Hikmah Kurban bagi Kehidupan

Prof. Mia menekankan bahwa ibadah kurban sarat akan hikmah, antara lain:

1. Meningkatkan ketakwaan dan keikhlasan, sebagaimana dicontohkan oleh Nabi Ibrahim dan Nabi Ismail.

2. Melatih kepedulian sosial, dengan mendistribusikan daging kurban kepada mereka yang membutuhkan.

3. Menyucikan diri dari sifat kikir dan egoisme, melalui pengorbanan sebagian harta yang dimiliki.

4. Menumbuhkan rasa syukur atas nikmat Allah, yang diwujudkan dalam bentuk sedekah dan berbagi.

5. Meningkatkan ukhuwah Islamiyah, karena tidak ada sekat antara yang memberi dan menerima saat kurban dibagikan.

6. Menjadi pengingat kehidupan akhirat, karena setiap helai bulu dari hewan kurban akan menjadi saksi amal ibadah kelak.

“Dalam konteks zaman yang kian materialistik dan individualis, kurban menjadi penyeimbang moral dan spiritual. Ini adalah momen untuk kembali kepada nilai-nilai kemanusiaan yang luhur,” tegas Prof. Mia.

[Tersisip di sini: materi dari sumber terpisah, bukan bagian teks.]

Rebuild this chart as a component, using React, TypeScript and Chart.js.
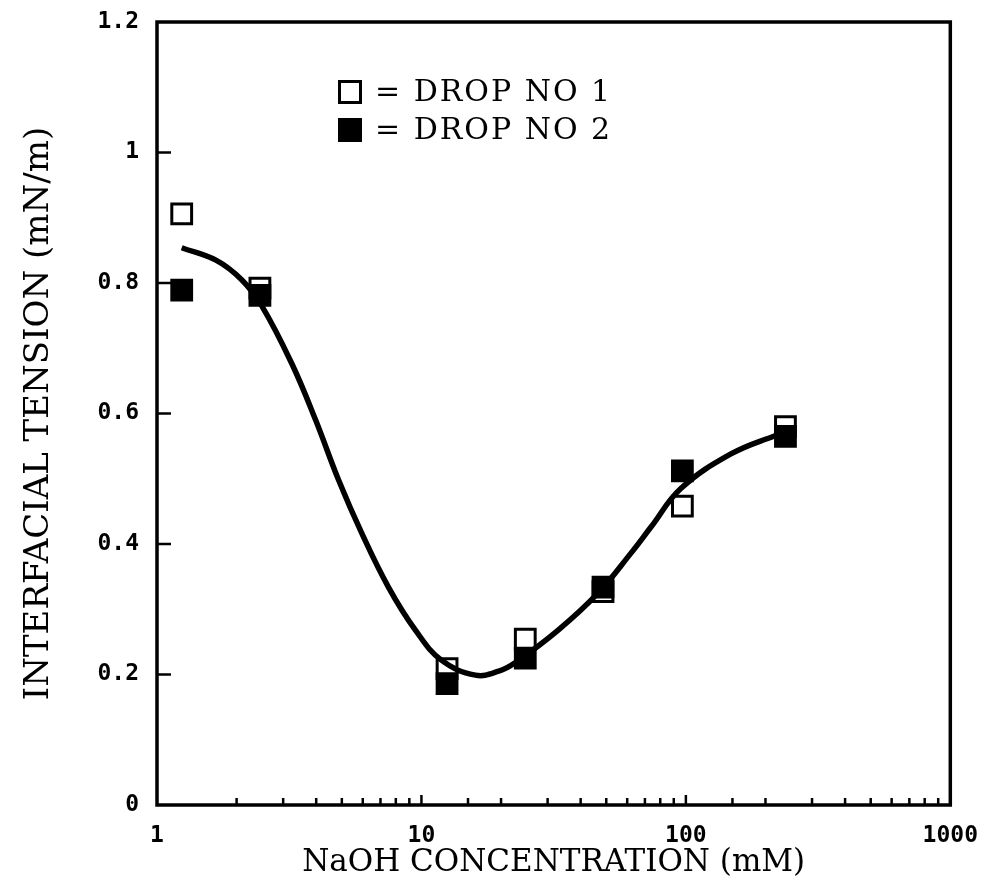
import { useEffect, useRef } from 'react';
import { Chart, registerables } from 'chart.js';

Chart.register(...registerables);

// NaOH concentration (mM) at which each drop was measured
const concentration = [1.24, 2.45, 12.5, 24.7, 48.6, 97, 238];
// Interfacial tension (mN/m)
const drop1 = [0.906, 0.792, 0.209, 0.254, 0.327, 0.458, 0.58];
const drop2 = [0.789, 0.781, 0.186, 0.225, 0.334, 0.512, 0.565];

// Smooth trend line through both drops
const fitX = [1.24, 1.67, 2.09, 2.49, 3.23, 3.98, 4.86, 5.94, 7.5, 9.49, 11.9, 16.0, 19.6, 22.6, 32.9, 46.6, 62, 73.8, 95.7, 148, 217, 238];
const fitY = [0.854, 0.835, 0.805, 0.765, 0.677, 0.59, 0.498, 0.417, 0.334, 0.268, 0.222, 0.199, 0.205, 0.218, 0.268, 0.325, 0.386, 0.426, 0.485, 0.538, 0.566, 0.571];

const xTickLabels = [1, 10, 100, 1000];
const yTickLabels = [0, 0.2, 0.4, 0.6, 0.8, 1, 1.2];

const legendItems = ['= DROP NO 1', '= DROP NO 2'];

const INK = '#000000';

// Box frame plus inward-pointing tick marks
const frameAndTicks = {
  id: 'frameAndTicks',
  afterDraw(chart: any) {
    const { ctx, chartArea } = chart;
    const xs = chart.scales.x;
    const ys = chart.scales.y;
    ctx.save();
    ctx.strokeStyle = INK;
    ctx.lineCap = 'butt';

    ctx.lineWidth = 2.5;
    for (const t of xs.ticks) {
      const v = t.value;
      if (v <= 1 || v >= 1000) continue;
      const px = xs.getPixelForValue(v);
      const len = xTickLabels.includes(v) ? 10 : 7;
      ctx.beginPath();
      ctx.moveTo(px, chartArea.bottom);
      ctx.lineTo(px, chartArea.bottom - len);
      ctx.stroke();
    }
    for (const v of yTickLabels) {
      if (v <= 0 || v >= 1.2) continue;
      const py = ys.getPixelForValue(v);
      ctx.beginPath();
      ctx.moveTo(chartArea.left, py);
      ctx.lineTo(chartArea.left + 14, py);
      ctx.stroke();
    }

    ctx.lineWidth = 3.5;
    ctx.strokeRect(chartArea.left, chartArea.top, chartArea.right - chartArea.left, chartArea.bottom - chartArea.top);
    ctx.restore();
  },
};

// Key placed inside the plot area
const keyPlugin = {
  id: 'keyPlugin',
  afterDraw(chart: any) {
    const { ctx, chartArea } = chart;
    const x0 = chartArea.left + 193;
    const rows = [chartArea.top + 70, chartArea.top + 108];
    ctx.save();
    ctx.font = '30px "DejaVu Serif"';
    (ctx as any).letterSpacing = '2px';
    ctx.fillStyle = INK;
    ctx.strokeStyle = INK;
    ctx.textBaseline = 'middle';
    ctx.textAlign = 'left';
    rows.forEach((cy, i) => {
      const s = 21;
      ctx.lineWidth = 3;
      ctx.beginPath();
      ctx.rect(x0 - s / 2, cy - s / 2, s, s);
      if (i === 1) ctx.fill();
      ctx.stroke();
      ctx.fillText(legendItems[i], x0 + 25, cy + 1);
    });
    ctx.restore();
  },
};

export default function App() {
  const canvasRef = useRef<HTMLCanvasElement | null>(null);

  useEffect(() => {
    document.body.style.margin = '0';
    const canvas = canvasRef.current;
    if (!canvas) return;

    const chart = new Chart(canvas, {
      type: 'scatter',
      data: {
        datasets: [
          {
            label: 'fit',
            type: 'line',
            data: fitX.map((x, i) => ({ x, y: fitY[i] })),
            borderColor: INK,
            borderWidth: 5.5,
            pointRadius: 0,
            tension: 0.4,
            fill: false,
            order: 0,
          },
          {
            label: 'DROP NO 2',
            data: concentration.map((x, i) => ({ x, y: drop2[i] })),
            pointStyle: 'rect',
            pointRadius: 14,
            backgroundColor: INK,
            borderColor: INK,
            borderWidth: 3,
            order: 1,
          },
          {
            label: 'DROP NO 1',
            data: concentration.map((x, i) => ({ x, y: drop1[i] })),
            pointStyle: 'rect',
            pointRadius: 14,
            backgroundColor: '#ffffff',
            borderColor: INK,
            borderWidth: 3,
            order: 2,
          },
        ],
      },
      options: {
        animation: false,
        responsive: true,
        maintainAspectRatio: false,
        devicePixelRatio: 1,
        layout: { padding: { top: 22, right: 43, left: 0, bottom: 0 } },
        plugins: {
          legend: { display: false },
          tooltip: { enabled: false },
        },
        scales: {
          x: {
            type: 'logarithmic',
            min: 1,
            max: 1000,
            grid: { display: false, drawTicks: false },
            border: { display: false },
            ticks: {
              autoSkip: false,
              maxRotation: 0,
              padding: 17,
              color: INK,
              font: { family: '"DejaVu Sans Mono"', weight: 'bold', size: 23 },
              callback: (v: any) => (xTickLabels.includes(Number(v)) ? String(v) : ''),
            },
            title: {
              display: true,
              text: 'NaOH CONCENTRATION (mM)',
              color: INK,
              font: { family: '"DejaVu Serif"', size: 31 },
              padding: { top: 0, bottom: 8 },
            },
            afterFit: (scale: any) => {
              scale.height = 85;
            },
          },
          y: {
            min: 0,
            max: 1.2,
            grid: { display: false, drawTicks: false },
            border: { display: false },
            afterBuildTicks: (scale: any) => {
              scale.ticks = yTickLabels.map((value) => ({ value }));
            },
            ticks: {
              padding: 18,
              color: INK,
              font: { family: '"DejaVu Sans Mono"', weight: 'bold', size: 23 },
              callback: (v: any) => String(Math.round(Number(v) * 10) / 10),
            },
            title: {
              display: true,
              text: 'INTERFACIAL TENSION (mN/m)',
              color: INK,
              font: { family: '"DejaVu Serif"', size: 34 },
              padding: { top: 19, bottom: 0 },
            },
            afterFit: (scale: any) => {
              scale.width = 157;
              scale.paddingTop = 0;
              scale.paddingBottom = 0;
            },
          },
        },
      },
      plugins: [frameAndTicks, keyPlugin],
    } as any);

    return () => chart.destroy();
  }, []);

  return (
    <div style={{ width: 995, height: 890, position: 'relative', background: '#ffffff' }}>
      <canvas ref={canvasRef} />
    </div>
  );
}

Mengapa Kita Harus Berkurban?

Setidaknya ada 14 alasan utama mengapa ibadah kurban begitu penting, antara lain sebagai bentuk rasa syukur, penebus dosa, latihan bersedekah, hingga sarana membangun empati sosial. Ibadah ini bukan hanya soal ritual, tapi juga spiritual, yang berdampak langsung bagi kesejahteraan masyarakat.

“Bagi banyak orang, sepotong daging kurban adalah hal yang langka dan sangat berharga. Inilah saatnya kita berbagi kebahagiaan,” ujar Prof. Mia.

Penutup: Jadikan Kurban sebagai Investasi Akhirat

Ibadah kurban adalah momen reflektif yang menyatukan nilai spiritual, sosial, dan kemanusiaan. Di balik setiap hewan yang disembelih, tersimpan pelajaran tentang ketaatan, cinta, dan solidaritas.

“Marilah kita sambut Idul Adha dengan keikhlasan hati dan kesadaran penuh. Jadikan kurban sebagai wujud syukur, bukan sekadar rutinitas tahunan,” tutup Prof. Mia.